Introduction des soufflants 

À la quatrième mesure un break laisse la place à la voix, soulignée par un fill de batterie.

Couplet 1

Chaque couplet dure 16 mesures. La grille se déroule comme suit :

Grille des couplets
C7%%%
C7%G7%
C7%F7%
C7G7C7%

Dans ce premier couplet, seule la section rythmique accompagne la voix. La basse effectue le même riff que dans l'introduction en le transposant sur chaque accord. Tout le long de la grille, le piano laisse entendre les septièmes des accords ainsi que des inflexions sur les tierces.

Ce Riff de basse (ici en Do) est transposé en suivant la grille

 À la fin du cycle de 16 mesures, un break introduit le deuxième couplet qui est marqué par le retour des soufflants.

Couplet 2

 La section rythmique continue d'avancer selon le même modèle. Les vents (trompette et sax ténor) ponctuent à présent chaque mesure. Deux points sont remarquables :

  1. D'une part, contrairement aux instruments de la rythmique, les instruments mélodiques ne transposent pas leurs ponctuations selon la grille mais plutôt en suivant des mouvements minimaux entre les voix.
  2. Certaines interventions se font par approche chromatique inférieure, et ce indépendament de la grille. On entend ainsi une septième majeure intervenir à la trompette sur le Do 7.

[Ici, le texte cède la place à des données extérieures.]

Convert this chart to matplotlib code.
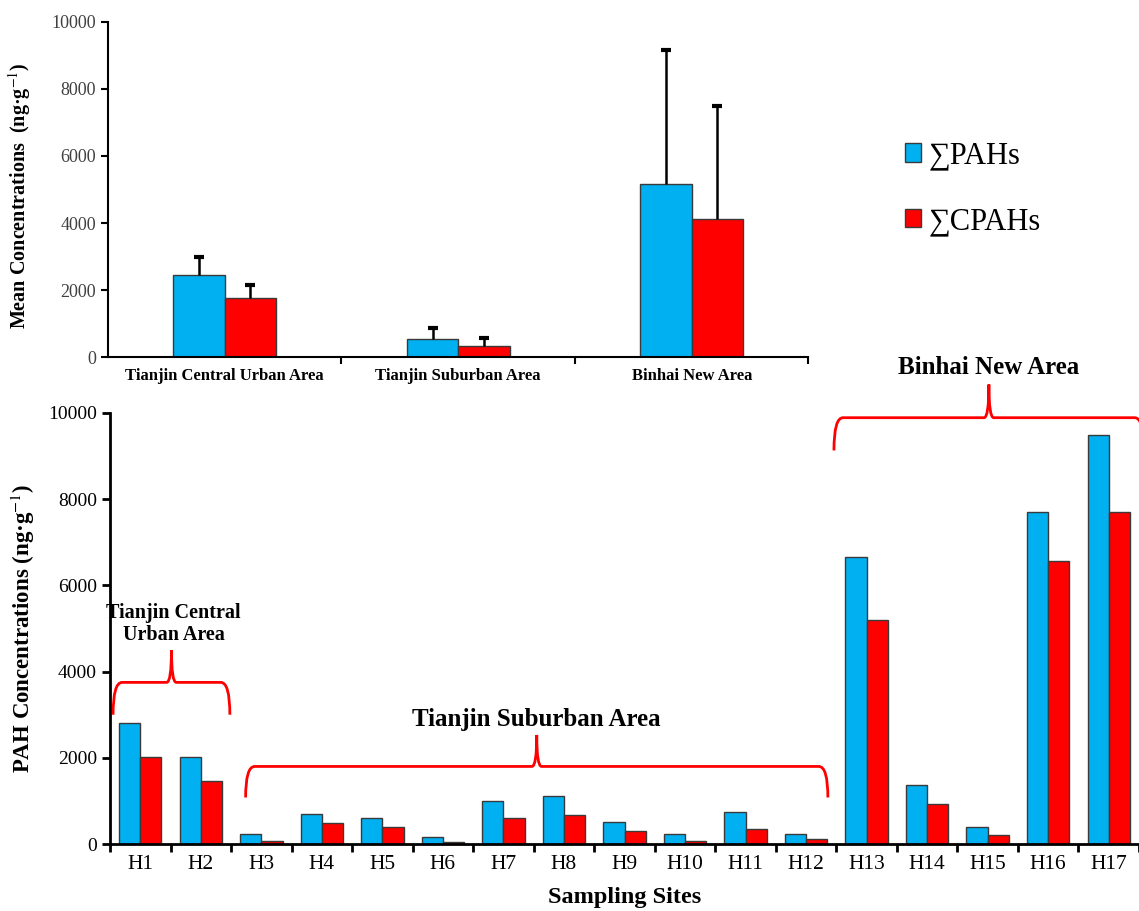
import numpy as np
import matplotlib
matplotlib.use("Agg")
import matplotlib.pyplot as plt
from matplotlib.path import Path
from matplotlib.patches import PathPatch, Patch

plt.rcParams['font.family'] = ['Liberation Serif', 'DejaVu Serif']
plt.rcParams['mathtext.fontset'] = 'stix'

# ---- data ----
areas = ['Tianjin Central Urban Area', 'Tianjin Suburban Area', 'Binhai New Area']
mean_pahs = [2440, 530, 5150]
mean_cpahs = [1760, 340, 4110]
sd_pahs = [540, 340, 4010]
sd_cpahs = [390, 220, 3380]

sites = ['H%d' % i for i in range(1, 18)]
pahs = [2800, 2030, 230, 690, 600, 170, 990, 1120, 510, 230, 750, 230,
        6650, 1370, 400, 7700, 9500]
cpahs = [2030, 1470, 70, 480, 390, 40, 600, 670, 300, 70, 360, 110,
         5200, 940, 200, 6560, 7700]

blue = '#00B0F0'
red = '#FF0000'
edge = '#3a3a3a'

fig = plt.figure(figsize=(11.39, 9.11), dpi=100)

# ---- top panel: mean concentrations ----
ax1 = fig.add_axes([0.0948, 0.608, 0.615, 0.368])
x1 = np.arange(len(areas))
w1 = 0.22
ax1.bar(x1 - w1 / 2, mean_pahs, w1, color=blue, edgecolor=edge, linewidth=1)
ax1.bar(x1 + w1 / 2, mean_cpahs, w1, color=red, edgecolor=edge, linewidth=1)
# upper-only error bars
for xs, m, sd in [(x1 - w1 / 2, mean_pahs, sd_pahs), (x1 + w1 / 2, mean_cpahs, sd_cpahs)]:
    tops = np.array(m) + np.array(sd)
    ax1.vlines(xs, m, tops, color='black', linewidth=1.8)
    ax1.plot(xs, tops, linestyle='none', marker='_', markersize=7, markeredgewidth=3, color='black')
ax1.set_xlim(-0.5, 2.5)
ax1.set_ylim(0, 10000)
ax1.set_yticks(np.arange(0, 10001, 2000))
ax1.set_xticks(x1)
ax1.set_xticklabels(areas, fontsize=12, fontweight='bold')
ax1.set_xticks([0.5, 1.5, 2.5], minor=True)
ax1.tick_params(axis='x', which='major', length=0, pad=8)
ax1.tick_params(axis='x', which='minor', length=5, width=1.5, direction='out')
ax1.tick_params(axis='y', length=5, width=1.5, direction='out', labelsize=13, labelcolor='#404040')
for s in ['top', 'right']:
    ax1.spines[s].set_visible(False)
for s in ['left', 'bottom']:
    ax1.spines[s].set_linewidth(1.5)
ax1.set_ylabel(r'Mean Concentrations  (ng·g$^{-1}$)', fontsize=14.5, fontweight='bold')
ax1.yaxis.set_label_coords(-0.107, 0.48)

handles = [Patch(facecolor=blue, edgecolor=edge), Patch(facecolor=red, edgecolor=edge)]
fig.legend(handles, ['∑PAHs', '∑CPAHs'], loc='upper left', bbox_to_anchor=(0.77, 0.875),
           frameon=False, fontsize=22, handlelength=0.55, handleheight=0.55,
           handletextpad=0.25, labelspacing=1.2)

# ---- bottom panel: sampling sites ----
ax2 = fig.add_axes([0.0966, 0.0735, 0.9034, 0.4732])
x2 = np.arange(len(sites))
w2 = 0.35
ax2.bar(x2 - w2 / 2, pahs, w2, color=blue, edgecolor=edge, linewidth=1)
ax2.bar(x2 + w2 / 2, cpahs, w2, color=red, edgecolor=edge, linewidth=1)
ax2.set_xlim(-0.5, 16.5)
ax2.set_ylim(0, 10000)
ax2.set_yticks(np.arange(0, 10001, 2000))
ax2.set_xticks(x2)
ax2.set_xticklabels(sites, fontsize=15.5)
ax2.set_xticks(np.arange(-0.5, 16.6, 1), minor=True)
ax2.tick_params(axis='x', which='major', length=0, pad=8)
ax2.tick_params(axis='x', which='minor', length=6, width=2, direction='out')
ax2.tick_params(axis='y', length=6, width=2, direction='out', labelsize=14)
for s in ['top', 'right']:
    ax2.spines[s].set_visible(False)
for s in ['left', 'bottom']:
    ax2.spines[s].set_linewidth(2)
ax2.set_ylabel(r'PAH Concentrations (ng·g$^{-1}$)', fontsize=16.5, fontweight='bold', labelpad=8)
ax2.set_xlabel('Sampling Sites', fontsize=17.5, fontweight='bold')
ax2.xaxis.set_label_coords(0.5, -0.1)


def brace(ax, x0, x1, y_tip, y_bar, y_peak, dx=0.15, dxm=0.08):
    xm = (x0 + x1) / 2
    verts = [(x0, y_tip), (x0, y_bar), (x0 + dx, y_bar),
             (xm - dxm, y_bar),
             (xm, y_bar), (xm, y_peak),
             (xm, y_bar), (xm + dxm, y_bar),
             (x1 - dx, y_bar),
             (x1, y_bar), (x1, y_tip)]
    codes = [Path.MOVETO, Path.CURVE3, Path.CURVE3,
             Path.LINETO,
             Path.CURVE3, Path.CURVE3,
             Path.CURVE3, Path.CURVE3,
             Path.LINETO,
             Path.CURVE3, Path.CURVE3]
    ax.add_patch(PathPatch(Path(verts, codes), facecolor='none', edgecolor=red,
                           linewidth=2, clip_on=False))


brace(ax2, -0.45, 1.48, 3000, 3750, 4500)
ax2.text(0.55, 5100, 'Tianjin Central\nUrban Area', ha='center', va='center',
         fontsize=14.5, fontweight='bold', linespacing=1.1)
brace(ax2, 1.74, 11.36, 1080, 1800, 2530)
ax2.text(6.55, 2900, 'Tianjin Suburban Area', ha='center', va='center',
         fontsize=18, fontweight='bold')
brace(ax2, 11.46, 16.58, 9130, 9890, 10660)
ax2.text(14.02, 11050, 'Binhai New Area', ha='center', va='center',
         fontsize=18, fontweight='bold')

fig.savefig('out.png', dpi=100)
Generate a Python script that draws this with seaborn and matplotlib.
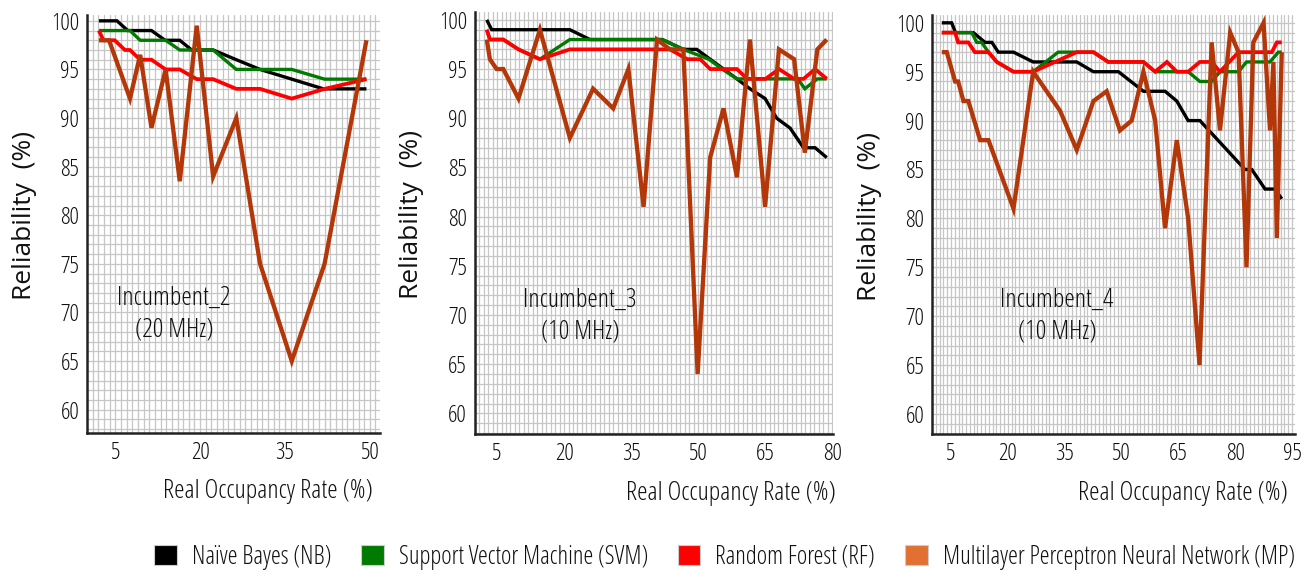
import matplotlib
matplotlib.use("Agg")
import matplotlib.pyplot as plt
from matplotlib.patches import Patch
from matplotlib.ticker import MultipleLocator
from matplotlib.font_manager import FontProperties
import pandas as pd
import seaborn as sns

# ---------------- data ----------------
models = ["Naïve Bayes (NB)", "Support Vector Machine (SVM)",
          "Random Forest (RF)", "Multilayer Perceptron Neural Network (MP)"]
line_colors = ["#000000", "#007A00", "#FF0000", "#B4370A"]
legend_colors = ["#000000", "#007A00", "#FF0000", "#E27032"]

# Incumbent_2 (20 MHz)
nb2_x = [2.1, 5.3, 7.2, 11.4, 13.8, 16.4, 18.5, 22.3, 26.4, 30.6, 36.2, 41.8, 49.4]
nb2_y = [100, 100, 99, 99, 98, 98, 97, 97, 96, 95, 94, 93, 93]
svm2_x = [2.1, 7.6, 9.4, 13.9, 16.4, 22.3, 26.4, 36.2, 42.0, 49.4]
svm2_y = [99, 99, 98, 98, 97, 97, 95, 95, 94, 94]
rf2_x = [2.1, 2.9, 4.9, 6.7, 7.6, 9.4, 11.4, 13.9, 16.4, 19.4, 22.3, 26.4, 30.6, 36.2, 42.0, 49.4]
rf2_y = [99, 98, 98, 97, 97, 96, 96, 95, 95, 94, 94, 93, 93, 92, 93, 94]
mp2_x = [2.1, 3.9, 7.6, 9.4, 11.4, 13.9, 16.4, 19.4, 22.3, 26.4, 30.6, 36.2, 42.0, 49.4]
mp2_y = [98, 98, 92, 96.5, 89, 95, 83.5, 99.5, 84, 90, 75, 65, 75, 98]

# Incumbent_3 (10 MHz)
nb3_x = [2.7, 3.8, 21.3, 25.8, 42.0, 46.7, 49.7, 52.7, 58.7, 61.6, 65.0, 67.6, 70.6, 73.6, 76.2, 78.8]
nb3_y = [100, 99, 99, 98, 98, 97, 97, 96, 94, 93, 92, 90, 89, 87, 87, 86]
svm3_x = [2.7, 3.4, 6.4, 9.8, 14.6, 21.3, 42.0, 46.7, 52.4, 55.4, 58.7, 72.3, 73.9, 76.7, 78.8]
svm3_y = [99, 98, 98, 97, 96, 98, 98, 97, 96, 95, 94, 94, 93, 94, 94]
rf3_x = [2.7, 3.4, 6.4, 9.8, 14.6, 21.3, 43.7, 47.6, 50.5, 52.7, 58.7, 61.0, 65.1, 68.1, 71.5, 73.6, 76.2, 78.8]
rf3_y = [99, 98, 98, 97, 96, 97, 97, 96, 96, 95, 95, 94, 94, 95, 94, 94, 95, 94]
mp3_x = [2.7, 3.4, 4.9, 6.4, 9.8, 14.6, 21.3, 26.5, 31.0, 34.4, 37.8, 40.8, 43.7, 46.7, 49.9,
         52.7, 55.7, 58.7, 61.6, 65.0, 68.1, 71.5, 73.9, 76.7, 78.8]
mp3_y = [98, 96, 95, 95, 92, 99, 88, 93, 91, 95, 81, 98, 97, 97, 64,
         86, 91, 84, 98, 81, 97, 96, 86.5, 97, 98]

# Incumbent_4 (10 MHz)
nb4_x = [2.6, 5.2, 6.2, 10.9, 14.0, 15.8, 17.5, 21.5, 26.7, 38.2, 42.6, 49.2, 55.8, 61.5,
         64.6, 67.6, 70.7, 82.6, 84.4, 87.9, 90.5, 92.3]
nb4_y = [100, 100, 99, 99, 98, 98, 97, 97, 96, 96, 95, 95, 93, 93,
         92, 90, 90, 85, 85, 83, 83, 82]
svm4_x = [2.6, 6.2, 10.5, 11.8, 13.1, 14.9, 17.1, 21.5, 26.7, 33.3, 42.6, 46.5, 55.8, 58.9,
          67.6, 70.7, 73.8, 76.0, 80.9, 83.0, 89.2, 91.4, 92.3]
svm4_y = [99, 99, 99, 98, 98, 97, 96, 95, 95, 97, 97, 96, 96, 95,
          95, 94, 94, 95, 95, 96, 96, 97, 97]
rf4_x = [2.6, 6.1, 6.9, 9.6, 11.3, 14.9, 17.1, 21.5, 26.7, 38.2, 42.6, 46.5, 55.8, 58.9,
         62.0, 64.6, 67.6, 70.7, 73.8, 76.0, 80.9, 89.7, 91.0, 92.3]
rf4_y = [99, 99, 98, 98, 97, 97, 96, 95, 95, 97, 97, 96, 96, 95,
         96, 95, 95, 96, 96, 95, 97, 97, 98, 98]
mp4_x = [2.6, 3.9, 6.1, 6.9, 8.3, 9.6, 12.7, 14.9, 21.5, 26.7, 33.8, 38.2, 42.6, 46.1, 49.6,
         52.7, 55.8, 58.9, 61.5, 64.6, 67.6, 70.6, 73.8, 76.0, 78.7, 80.9, 83.0, 84.8, 87.5,
         89.2, 90.1, 91.0, 92.3]
mp4_y = [97, 97, 94, 94, 92, 92, 88, 88, 81, 95, 91, 87, 92, 93, 89,
         90, 95, 90, 79, 88, 80, 65, 98, 89, 99, 97, 75, 98, 100,
         89, 96, 78, 97]

panel_titles = ["Incumbent_2\n(20 MHz)", "Incumbent_3\n(10 MHz)", "Incumbent_4\n(10 MHz)"]
x_ticks = [[5, 20, 35, 50], [5, 20, 35, 50, 65, 80], [5, 20, 35, 50, 65, 80, 95]]
y_ticks = [60, 65, 70, 75, 80, 85, 90, 95, 100]

panels = [
    [(nb2_x, nb2_y), (svm2_x, svm2_y), (rf2_x, rf2_y), (mp2_x, mp2_y)],
    [(nb3_x, nb3_y), (svm3_x, svm3_y), (rf3_x, rf3_y), (mp3_x, mp3_y)],
    [(nb4_x, nb4_y), (svm4_x, svm4_y), (rf4_x, rf4_y), (mp4_x, mp4_y)],
]

# ---------------- style ----------------
sns.set_theme(style="white")
plt.rcParams["font.family"] = ["Open Sans", "DejaVu Sans"]
plt.rcParams["font.stretch"] = "condensed"
plt.rcParams["text.color"] = "#111111"
plt.rcParams["axes.labelcolor"] = "#111111"
plt.rcParams["xtick.color"] = "#111111"
plt.rcParams["ytick.color"] = "#111111"

# the vertical axis titles use the regular-width face
ylabel_font = FontProperties(family=["Open Sans", "DejaVu Sans"], stretch="normal",
                             weight="normal", size=19)

W, H = 1310, 584
fig = plt.figure(figsize=(W / 100, H / 100), dpi=100)

# axes boxes in pixels: left, right, top, bottom
boxes = [(87, 380, 15, 433), (474.7, 833, 12, 434), (932, 1295, 15, 434)]
xlims = [(0, 51.8), (0, 80.2), (0, 95.8)]
ylims = [(57.6, 100.6), (57.9, 100.8), (57.95, 100.8)]
ylabel_x = [-0.215, -0.175, -0.171]
xlabel_x = [0.616, 0.715, 0.691]
title_pos = [(15.4, 69.8), (23.6, 69.9), (33.0, 70.0)]
line_widths = [2.4, 2.4, 2.7, 3.1]

fs = 17
for i, series in enumerate(panels):
    l, r, t, b = boxes[i]
    ax = fig.add_axes([l / W, (H - b) / H, (r - l) / W, (b - t) / H])

    rows = []
    for name, (xs, ys) in zip(models, series):
        rows += [{"rate": x, "reliability": y, "model": name} for x, y in zip(xs, ys)]
    df = pd.DataFrame(rows)
    sns.lineplot(data=df, x="rate", y="reliability", hue="model", hue_order=models,
                 palette=line_colors, estimator=None, sort=False, legend=False, ax=ax)
    for ln, lw in zip(ax.lines, line_widths):
        ln.set_linewidth(lw)
        ln.set_solid_joinstyle("miter")
        ln.set_solid_capstyle("butt")

    ax.set_xlim(*xlims[i])
    ax.set_ylim(*ylims[i])
    ax.set_xticks(x_ticks[i])
    ax.set_yticks(y_ticks)
    ax.xaxis.set_minor_locator(MultipleLocator(1))
    ax.yaxis.set_minor_locator(MultipleLocator(1))
    ax.grid(which="both", color="#c6c6c6", linewidth=0.9)
    ax.set_axisbelow(True)

    for side in ("top", "right"):
        ax.spines[side].set_visible(False)
    for side in ("left", "bottom"):
        ax.spines[side].set_linewidth(1.8)
        ax.spines[side].set_color("#222222")

    ax.tick_params(axis="x", which="major", direction="in", length=7.5, width=1.4,
                   labelsize=fs, pad=6)
    ax.tick_params(axis="y", which="major", direction="inout", length=7, width=1.4,
                   labelsize=fs, pad=2)
    ax.tick_params(which="minor", length=0)

    ax.set_xlabel("Real Occupancy Rate (%)", fontsize=fs + 2)
    ax.set_ylabel("Reliability  (%)", fontproperties=ylabel_font)
    ax.xaxis.set_label_coords(xlabel_x[i], -0.141)
    ax.xaxis.label.set_va("center")
    ax.yaxis.set_label_coords(ylabel_x[i], 0.52)
    ax.yaxis.label.set_va("center")

    tx, ty = title_pos[i]
    ax.text(tx, ty, panel_titles[i], ha="center", va="center", fontsize=fs + 2,
            linespacing=1.35)

handles = [Patch(facecolor=c, edgecolor="#cccccc", linewidth=0.8) for c in legend_colors]
fig.legend(handles, models, loc="center", bbox_to_anchor=(0.553, 0.046), ncol=4,
           frameon=False, fontsize=fs + 1, handlelength=0.9, handleheight=0.9,
           handletextpad=0.6, columnspacing=1.2, borderaxespad=0)

fig.savefig("out.png", dpi=100)
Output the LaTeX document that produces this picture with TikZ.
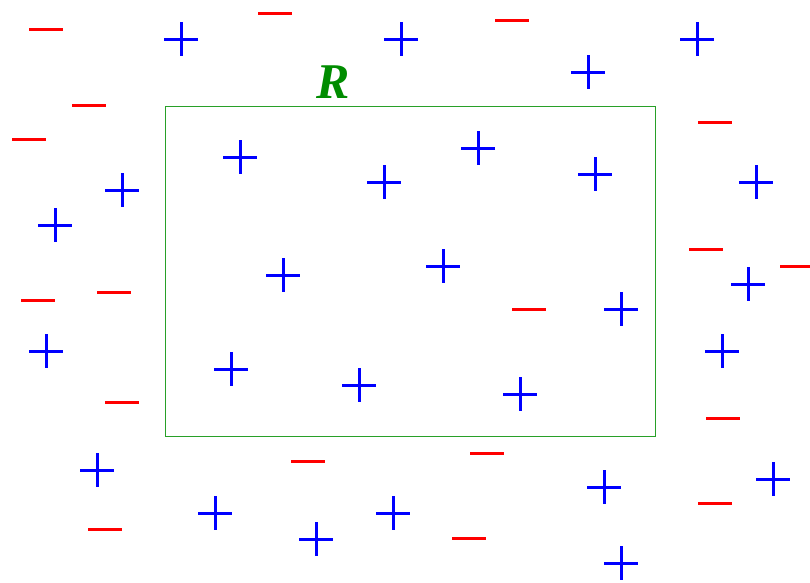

Ce deuxième couplet s'achève à son tour avec un break. Cette fois, seuls les vents jouent. (même la batterie garde le silence)

Pont

 Bien qu'il ne dure que 12 mesures, ce pont peut être découpé en deux parties. Lors des quatre premières mesures les vents continuent la phrase entamée à la fin du deuxième couplet, sur un accord de Do7. On note que la guitare se tait et que le piano change le rythme et la tessiture de son accompagnement.

Les huit mesures suivantes alternent entre deux mesures de Sol7 et deux mesures de Do7. La transition entre les accords se fait sur deux temps selon la figure rythmique suivante. (Toute la section rythmique joue la mise en place)

Transition entre l'accord de Do7 et Sol7 dans le pont

La douzième mesure du pont est à nouveau le siège d'un break avec fill de batterie.

Dernier couplet

Ce couplet se déroule comme le deuxième à ceci près que le piano joue avec plus de liberté et dans un registre plus aigu.

Retour de l'introduction

Le morceau se termine sur un accord de Do7 et avec les riffs de soufflant et de basse de l'introduction. Le piano gagne en liberté. (et est moins audible) On remarque le jeu de question et réponses entre la guitare et la batterie :

Jeu de questions réponses entre guitare et batterie sur la fin

La voix d'Otis Redding explose dans un bouquet final.

Conclusion

Cette chanson raconte l'histoire de quelqu'un qui a tout perdu. L'arrangement de ce morceau est tel que la voix qui nous la raconte est toujours mise en valeur. La rythmique tirée au cordeau n'offre que peu de variations à des moments bien choisis. Lors des parties chantées, la section de vent joue un rôle de ponctuation similaire à celui de la guitare.

Le morceau est découpé en six parties reliées entre elles par des breaks. Lors des changements de son d'orchestre, les nouveaux instruments sont entendus au cours de ces breaks.

L'écriture est simple est directe : La section de vent utilise rarement plus de 2 voix à la fois et la rythmique tient son rôle du début à la fin. Seul le pont, vers le milieu du morceau propose un changement dans les rôles, avec une brève incursion des vents dans un rôle mélodique ainsi que quelques mises en places rythmiques.

Le final voit se disputer les rôles, où chaque instrument semble vouloir sortir du lot.